Sommet du G20 à Londres : La montagne n'a même pas accouché d'une souris08/04/20092009Journal/medias/journalnumero/images/2009/04/une2123.jpg.445x577_q85_box-0%2C104%2C1383%2C1896_crop_detail.jpg

Editorial

Sommet du G20 à Londres : La montagne n'a même pas accouché d'une souris

Ils sont venus, ils se sont réunis, ils ont festoyé et posé pour la photo de famille. Et le lendemain, la presse était pleine de titres du genre « sommet historique », « réforme d'envergure de la régulation financière », « naissance d'un nouvel ordre mondial »...

Le « sommet du G20 », c'est-à-dire la réunion des chefs d'État des vingt pays les plus riches du monde, avait pour ambition affichée de « réformer les institutions financières internationales pour surmonter la crise et prévenir la suivante », entre autres.

Qu'est-ce qu'il en est sorti ? Pas grand-chose, à part la photo de famille, justement. Elle était destinée à montrer que, face à la crise, les grands de ce monde politique sont unis. Chacun a eu droit, en guise de cadeau, à sa petite babiole politique. Sarkozy, par exemple, qui y était allé en jurant qu'il quitterait le sommet si on ne s'en prenait pas aux paradis fiscaux, sa marotte, en est revenu en criant victoire.

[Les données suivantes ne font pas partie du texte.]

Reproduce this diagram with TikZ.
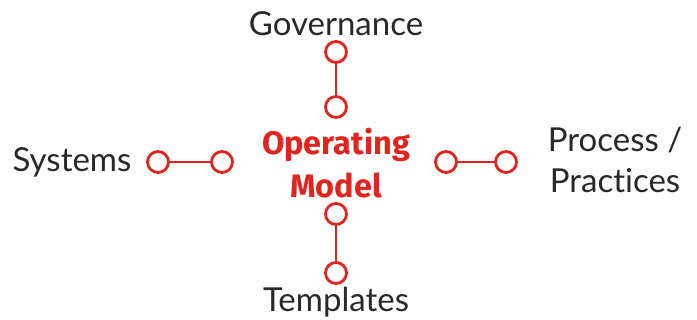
\documentclass[tikz,border=0pt]{standalone}
\usepackage{fontspec}
\setmainfont{Lato}[Ligatures={NoCommon}]
\newfontfamily\boldfont{Fira Sans}[Ligatures={NoCommon}]
\usepackage{tikz}
\usetikzlibrary{positioning}

\definecolor{opred}{RGB}{226,35,30}
\definecolor{labelgray}{RGB}{40,40,40}

\begin{document}
\begin{tikzpicture}[x=1pt,y=-1pt,
    knob/.style={circle,draw=opred,line width=2.8pt,minimum size=21pt,inner sep=0pt},
    link/.style={draw=opred,line width=2.8pt},
    label text/.style={text=labelgray,font=\fontsize{33}{41}\selectfont,inner sep=0pt,align=center},
    core/.style={text=opred,font=\boldfont\bfseries\fontsize{32.5}{43}\selectfont,inner sep=0pt,align=center}]
    \useasboundingbox (0,0) rectangle (697,320);
    % centre
    \node [core] (model) at (336,163) {Operating\\Model};
    % top
    \node [knob] (gov1) at (336,52) {};
    \node [knob] (gov2) at (336,107) {};
    \node [label text] (gov) at (336,24) {Governance};
    \draw [link] (gov1) -- (gov2);
    % bottom
    \node [knob] (tem1) at (336,214) {};
    \node [knob] (tem2) at (336,273) {};
    \node [label text] (tem) at (336,302) {Templates};
    \draw [link] (tem1) -- (tem2);
    % left
    \node [knob] (sys1) at (158,162) {};
    \node [knob] (sys2) at (222,162) {};
    \node [label text] (sys) at (72,162) {Systems};
    \draw [link] (sys1) -- (sys2);
    % right
    \node [knob] (pro1) at (446,162) {};
    \node [knob] (pro2) at (506,162) {};
    \node [label text] (pro) at (615,160) {Process /\\Practices};
    \draw [link] (pro1) -- (pro2);
\end{tikzpicture}
\end{document}
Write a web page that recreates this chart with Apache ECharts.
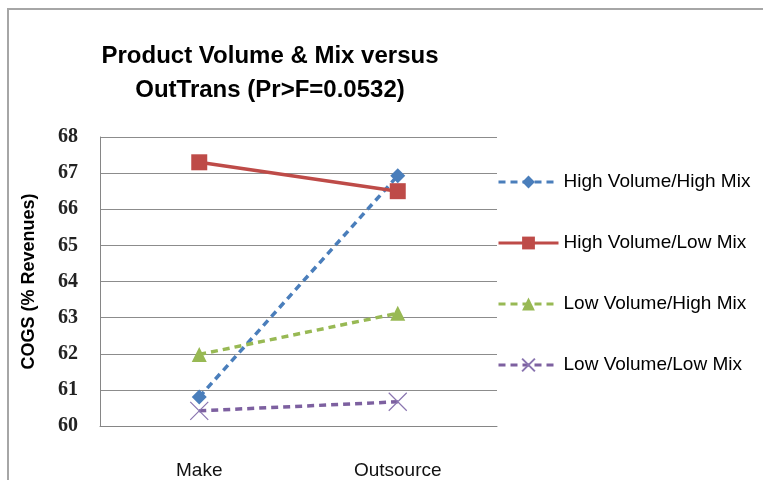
<!DOCTYPE html>
<html>
<head>
<meta charset="utf-8">
<script src="https://cdn.jsdelivr.net/npm/echarts@6/dist/echarts.min.js"></script>
<style>
  html, body { margin: 0; padding: 0; background: #fff; }
  #chart { width: 763px; height: 480px; }
</style>
</head>
<body>
<div id="chart"></div>
<script>
// data
const categories = ['Make', 'Outsource']
const seriesNames = ['High Volume/High Mix', 'High Volume/Low Mix', 'Low Volume/High Mix', 'Low Volume/Low Mix']
const hvhm = [60.8, 66.93]
const hvlm = [67.3, 66.5]
const lvhm = [61.98, 63.12]
const lvlm = [60.42, 60.67]
const yTicks = { min: 60, max: 68, step: 1 }

const sansFont = 'Liberation Sans, Arial, sans-serif'

const chart = echarts.init(document.getElementById('chart'))

const lineSeries = (name, data, color, dashed, symbol, symbolSize, extraItem) => ({
  name: name,
  type: 'line',
  data: data,
  symbol: symbol,
  symbolSize: symbolSize,
  showAllSymbol: true,
  lineStyle: { color: color, width: 3.5, type: dashed ? [7, 5] : 'solid' },
  itemStyle: Object.assign({ color: color }, extraItem || {}),
  emphasis: { disabled: true },
  z: 3,
})

chart.setOption({
  animation: false,
  backgroundColor: '#fff',
  title: {
    text: 'Product Volume & Mix versus\nOutTrans (Pr>F=0.0532)',
    left: 265,
    top: 34,
    textAlign: 'center',
    textStyle: {
      fontFamily: sansFont,
      fontSize: 24,
      fontWeight: 'bold',
      color: '#000',
      lineHeight: 34,
    },
  },
  graphic: [
    {
      type: 'rect',
      shape: { x: 8, y: 9, width: 800, height: 520 },
      style: { fill: 'none', stroke: '#a6a6a6', lineWidth: 2 },
      silent: true,
    },
  ],
  legend: {
    orient: 'vertical',
    left: 497,
    top: 172,
    padding: 0,
    itemWidth: 60,
    itemHeight: 16,
    itemGap: 41,
    lineStyle: { width: 3 },
    textStyle: { fontFamily: sansFont, fontSize: 19, lineHeight: 20, color: '#000' },
    data: seriesNames,
  },
  grid: { left: 100, right: 266, top: 137, bottom: 54 },
  xAxis: {
    type: 'category',
    data: categories,
    boundaryGap: true,
    axisLine: { lineStyle: { color: '#868686', width: 1 } },
    axisTick: { show: false },
    axisLabel: { fontFamily: sansFont, fontSize: 19, color: '#111', margin: 35 },
  },
  yAxis: {
    type: 'value',
    min: yTicks.min,
    max: yTicks.max,
    interval: yTicks.step,
    name: 'COGS (% Revenues)',
    nameLocation: 'middle',
    nameGap: 62,
    nameTextStyle: { fontFamily: sansFont, fontSize: 18, fontWeight: 'bold', color: '#000' },
    axisLine: { show: true, lineStyle: { color: '#868686', width: 1 } },
    axisTick: { show: false },
    splitLine: { lineStyle: { color: '#8c8c8c', width: 1 } },
    axisLabel: { fontFamily: 'Liberation Serif, serif', fontSize: 20, fontWeight: 'bold', color: '#222', margin: 22 },
  },
  series: [
    lineSeries(seriesNames[0], hvhm, '#4a7ebb', true, 'diamond', 15),
    lineSeries(seriesNames[1], hvlm, '#be4b48', false, 'rect', 16),
    lineSeries(seriesNames[2], lvhm, '#98b954', true, 'triangle', 15),
    lineSeries(seriesNames[3], lvlm, '#7d60a0', true, 'path://M0,0L10,10M10,0L0,10', 18,
      { color: 'none', borderColor: '#8a75b0', borderWidth: 1.2 }),
  ],
})
</script>
</body>
</html>
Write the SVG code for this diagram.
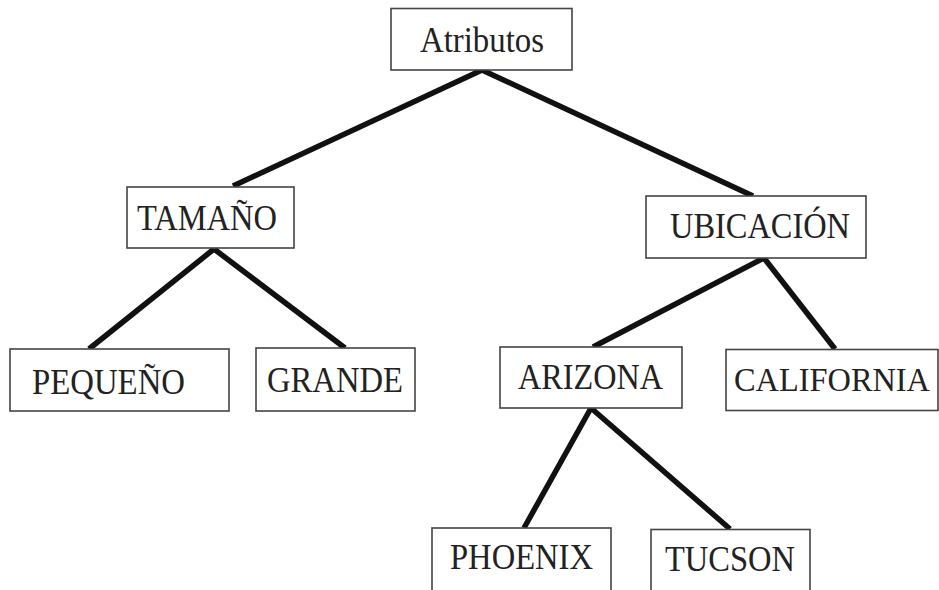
<svg xmlns="http://www.w3.org/2000/svg" width="939" height="590" viewBox="0 0 939 590">
<style>
.box{fill:#fff;stroke:#444;stroke-width:1.6}
.lbl{font-family:"Liberation Serif","Times New Roman",serif;font-size:35px;fill:#222}
.edge{stroke:#111;stroke-width:5.5;stroke-linecap:butt;fill:none}
</style>
<rect width="939" height="590" fill="#fff"/>
<g id="connectors">
<line class="edge" x1="482" y1="70" x2="233" y2="186"/>
<line class="edge" x1="482" y1="70" x2="753" y2="196"/>
<line class="edge" x1="214" y1="249" x2="89" y2="349"/>
<line class="edge" x1="214" y1="249" x2="345" y2="348"/>
<line class="edge" x1="764" y1="258" x2="593" y2="347"/>
<line class="edge" x1="764" y1="258" x2="835" y2="349"/>
<line class="edge" x1="591" y1="408" x2="524" y2="528"/>
<line class="edge" x1="591" y1="408" x2="730" y2="529"/>
</g>
<g id="atributos"><rect class="box" x="391" y="8.5" width="181" height="61.5"/><text class="lbl" x="420" y="52" textLength="124" lengthAdjust="spacingAndGlyphs">Atributos</text></g>
<g id="tamano"><rect class="box" x="127" y="187" width="167" height="61"/><text class="lbl" x="137" y="230" textLength="140" lengthAdjust="spacingAndGlyphs">TAMAÑO</text></g>
<g id="ubicacion"><rect class="box" x="646" y="196" width="220" height="62"/><text class="lbl" x="670" y="238" textLength="180" lengthAdjust="spacingAndGlyphs">UBICACIÓN</text></g>
<g id="pequeno"><rect class="box" x="10" y="349" width="219" height="62"/><text class="lbl" x="32" y="394" textLength="153" lengthAdjust="spacingAndGlyphs">PEQUEÑO</text></g>
<g id="grande"><rect class="box" x="256" y="348" width="159" height="63"/><text class="lbl" x="267" y="392" textLength="136" lengthAdjust="spacingAndGlyphs">GRANDE</text></g>
<g id="arizona"><rect class="box" x="500" y="347" width="182" height="61"/><text class="lbl" x="518" y="388.5" textLength="145" lengthAdjust="spacingAndGlyphs">ARIZONA</text></g>
<g id="california"><rect class="box" x="726" y="349.5" width="212" height="61"/><text class="lbl" x="734" y="391" style="font-size:33px" textLength="196" lengthAdjust="spacingAndGlyphs">CALIFORNIA</text></g>
<g id="phoenix"><rect class="box" x="432" y="528" width="179" height="70"/><text class="lbl" x="450" y="569" textLength="143" lengthAdjust="spacingAndGlyphs">PHOENIX</text></g>
<g id="tucson"><rect class="box" x="651" y="529.5" width="159" height="70"/><text class="lbl" x="665" y="571" textLength="130" lengthAdjust="spacingAndGlyphs">TUCSON</text></g>
</svg>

La réunion a en effet décidé de publier la liste des paradis fiscaux. N'importe quel moteur de recherche sur Internet peut établir cette liste en quelques secondes. Ce n'était pas la peine de réunir vingt chefs d'État, avec chacun son armada d'experts, pour aboutir à ça !

Décision un peu plus conséquente : ils se sont entendus pour accorder 500 milliards de dollars de plus au Fonds monétaire international (FMI), organisme financier international contrôlé par les grandes puissances riches, États-Unis principalement. Que les États versent de l'argent aux banques et à de grandes entreprises sous prétexte de favoriser la relance n'est vraiment pas une nouveauté : tous les États le font. D'après les comptes du G20, ils en sont à 5 000 milliards déversés, sans que cela relance l'économie. Mais chacun le fait au profit de sa propre bourgeoisie.

L'ennui avec le « chacun pour soi », c'est que nombre de pays semi-développés, notamment de l'est de l'Europe, ne possèdent pas les milliards nécessaires pour aider leurs banquiers. Le FMI les aidera d'autant plus volontiers que lesdits banquiers sont surtout allemands, anglais, français ou américains, et les aider, c'est encore aider les siens.

Mais, pendant que la quasi-totalité de la presse et la télévision s'extasiaient sur le nouvel ordre mondial en train d'émerger, les entreprises continuaient à annoncer de nouveaux plans sociaux, poussant de nouveaux contingents de travailleurs vers le chômage puis vers la misère. Les simagrées des chefs d'État à Londres ont pu impressionner les journalistes mais elles n'arrêtent pas la crise. Elles n'ont même pas incité les capitaux spéculatifs à fuir massivement les paradis fiscaux inscrits sur la liste noire.

Ceux qui placent et déplacent des capitaux savent que les paradis fiscaux ne se situent pas seulement dans des îlots-États des Caraïbes ou du Pacifique aux noms exotiques. Ils savent qu'ils ne se situent pas non plus uniquement dans ces micro-États d'Europe, genre Monaco ou Andorre pour la France ou les îles anglo-normandes pour la Grande-Bretagne, sous l'autorité directe des grands États qui pourraient en faire disparaître les privilèges fiscaux et les pratiques bancaires en cinq minutes, s'ils le voulaient. Les principaux paradis fiscaux, au secret bancaire bien préservé, se situent à la City de Londres, dans les grandes banques de New York ou de Paris.

Lorsque le communiqué du G20 se vante que « l'ère du secret bancaire est révolue », la bêtise le dispute au bon gros mensonge.

Tout le système financier international est basé sur le secret bancaire. Le secret n'en est pas toujours un pour le fisc, mais il l'est toujours vis-à-vis de la population.

Il est vrai qu'il faudrait supprimer le secret bancaire, comme plus généralement le secret des affaires. Il est vrai qu'il faudrait remettre de l'ordre dans l'économie mondiale. Mais il aurait été bien naïf de penser que ceux qui se sont rencontrés au sommet de Londres en avaient la volonté et la capacité. Car la crise comme toutes ses conséquences viennent de la course au profit, du marché et de la propriété privée des entreprises et des banques. Pour remettre de l'ordre dans l'économie, le premier pas est de mettre en cause la mainmise de la classe capitaliste sur l'économie. Mais ce n'est pas à ses serviteurs politiques qu'il faut le demander.